My trainer instantly noticed the lightness, pointing out that now my aids were largely given from the weight of my seat bones as well as my inner calf – as they should be – rather than pushing my mare over with my whole leg as I had been doing before. Without spending time in the new Passier I don’t know if I would have realized just how disproportionate the use of my upper, rather than my lower leg had been.

For me, the freedom of my entire leg to follow the natural movement of my horse, stay put beneath me, or give a lighter aid is much easier and more natural. I mean, isn’t it a goal of dressage, the basis for all riding, to have light aides that are barely discernable to the naked eye?

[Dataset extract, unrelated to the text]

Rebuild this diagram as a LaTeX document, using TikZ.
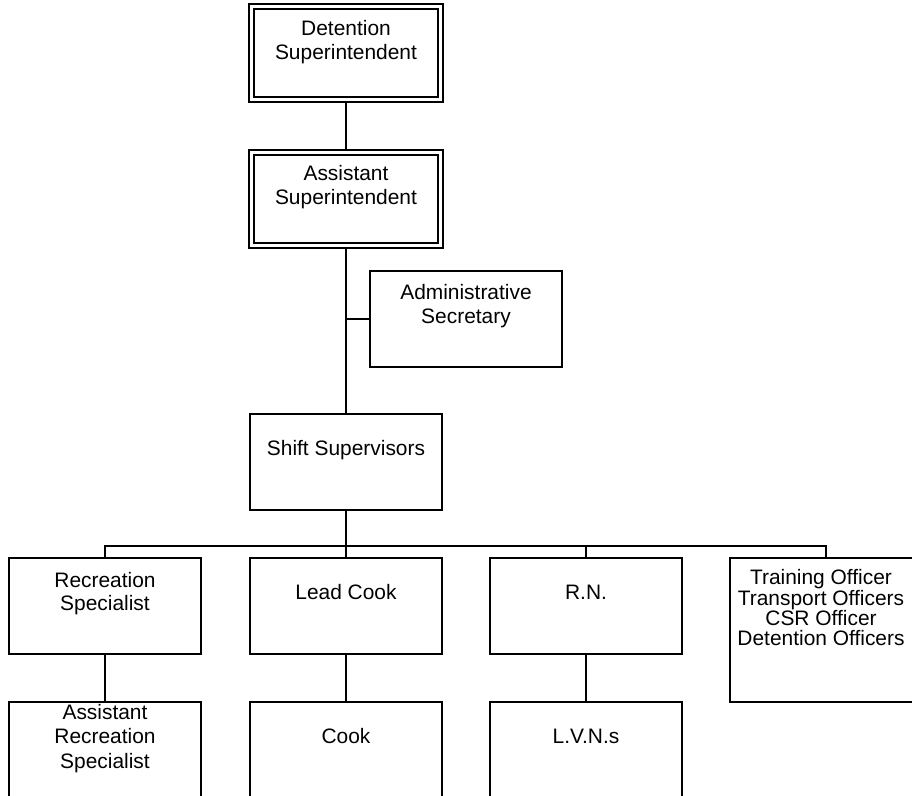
\documentclass[tikz,border=0pt]{standalone}
\usepackage{fontspec}
\setmainfont{Liberation Sans}
\usetikzlibrary{backgrounds}

\begin{document}
\begin{tikzpicture}[x=1bp, y=-1bp,
    box/.style = {draw, line width=2bp, minimum width=192bp, minimum height=96bp, inner sep=0pt},
    dblbox/.style = {draw, line width=2bp, double, double distance=3bp, minimum width=189bp, minimum height=93bp, inner sep=0pt},
    lbl/.style = {anchor=north, align=center, inner sep=0pt, font=\fontsize{21}{23.5}\selectfont},
    link/.style = {line width=2bp}]
    \useasboundingbox (0,0) rectangle (912,796);
    \clip (0,0) rectangle (912,796);

    % top of the chart
    \node[dblbox] (topbox) at (346, 53) {};
    \node[lbl] (toptext) at ([yshift=-15bp]topbox.north) {Detention\\Superintendent};

    \node[dblbox] (asstbox) at (346, 199) {};
    \node[lbl] (assttext) at ([yshift=-14bp]asstbox.north) {Assistant\\Superintendent};

    \node[box] (adminbox) at (466, 319) {};
    \node[lbl] (admintext) at ([yshift=-14.5bp]adminbox.north) {Administrative\\Secretary};

    \node[box] (shiftbox) at (346, 462) {};
    \node[lbl] (shifttext) at ([yshift=-27.5bp]shiftbox.north) {Shift Supervisors};

    % second row
    \node[box] (recbox) at (105, 606) {};
    \node[lbl] (rectext) at ([yshift=-15bp]recbox.north) {Recreation\\Specialist};

    \node[box] (leadbox) at (346, 606) {};
    \node[lbl] (leadtext) at ([yshift=-27.5bp]leadbox.north) {Lead Cook};

    \node[box] (rnbox) at (586, 606) {};
    \node[lbl] (rntext) at ([yshift=-27.5bp]rnbox.north) {R.N.};

    \node[box, minimum height=144bp] (trainbox) at (826, 630) {};
    \node[lbl, font=\fontsize{21}{19.5}\selectfont] (traintext) at ([xshift=-5bp, yshift=-12.5bp]trainbox.north)
        {Training Officer\\Transport Officers\\CSR Officer\\Detention Officers};

    % third row
    \node[box] (arecbox) at (105, 750) {};
    \node[lbl, font=\fontsize{21}{24.5}\selectfont] (arectext) at ([yshift=-3bp]arecbox.north)
        {Assistant\\Recreation\\Specialist};

    \node[box] (cookbox) at (346, 750) {};
    \node[lbl] (cooktext) at ([yshift=-27.5bp]cookbox.north) {Cook};

    \node[box] (lvnbox) at (586, 750) {};
    \node[lbl] (lvntext) at ([yshift=-27.5bp]lvnbox.north) {L.V.N.s};

    \coordinate (bus) at ([yshift=11bp]recbox.north);

    \begin{scope}[on background layer]
        \draw[link] (topbox.south) -- (asstbox.north);
        \draw[link] (asstbox.south) -- (shiftbox.north);
        \draw[link] (adminbox.west) -- (adminbox.west -| asstbox.south);

        \draw[link] (recbox.north) -- (bus) -| (trainbox.north);
        \draw[link] (shiftbox.south) -- (shiftbox.south |- bus);
        \draw[link] (leadbox.north) -- (leadbox.north |- bus);
        \draw[link] (rnbox.north) -- (rnbox.north |- bus);

        \draw[link] (recbox.south) -- (arecbox.north);
        \draw[link] (leadbox.south) -- (cookbox.north);
        \draw[link] (rnbox.south) -- (lvnbox.north);
    \end{scope}
\end{tikzpicture}
\end{document}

Soapbox time: While I’m certainly not an upper level rider yet, I do know that riders who flail their legs forward and back during lead changes or tempi changes look ugly, and folks there is no need to look like a flailing cat. I am now wondering if a rider’s leg aid, limited by saddle fluff is exaggerated because of a lack of freedom? Watch a couple of upper level riders on YouTube and you’ll see what I mean. The aid for the lead change is often accompanied or perhaps given by a lower leg that swings much farther back than it should. The aid should be imperceptible and in order to accomplish this your leg needs to stay within a small sphere of influence, not swinging back towards their flank.

Do I take the leap? – I tend to order the same thing if I am eating at a restaurant that I have dined at before. It’s not because I’m unimaginative or afraid to try new things. Quite the contrary. I simply find something I like and stick with it. I’m faithful like that.

So the thought of purchasing a completely different saddle after only trying it for a week was daunting. In the end I decided to take the leap and see where this change takes me. I figured since I couldn’t find a Baum I would buy the Freemove Dynamic since it most closely – and I mean closely – resembled the Baum.

As it turns out and quite by accident, while oiling my saddle, I noticed that the very inside of the sweat flap is stamped ‘Baum’. Who knew? I’m thinking that Passier has tried to market the Baum under a newer, snazzier name in hopes of selling more. Personally I think this is one dumb move, especially since the name Baum is still sought after by many classically trained riders.


All padded up. This is before I had the saddle checked for fit and had committed to purchase it.

As a new saddle, and since Passier does not offer demo saddles, I had to channel my inner witch

with this classy display of tights to cover my stirrups. (Insert evil cackle)


Now, I’ve always been a true believer in a traditional wool flocked saddle, and after seeing just what came out of my new saddle I’m even more convinced of the benefits of natural wool flocking. I’m a bit flabbergasted that a brand such as Passier would even consider synthetic flocking, but alas all of their new saddles are full of it. I ended up having my saddle completely re-flocked with a high quality New Zealand wool.

This is what came out of my saddle. Notice the lumps and bumps. It was not unlike the stuffing in a child’s stuffed toy.

Disclaimer – No, I’m not advocating that everyone go out and buy this saddle. No, this saddle may not work for you. My point was to share my experience and make you question your fluffy saddle and how it may impact your riding.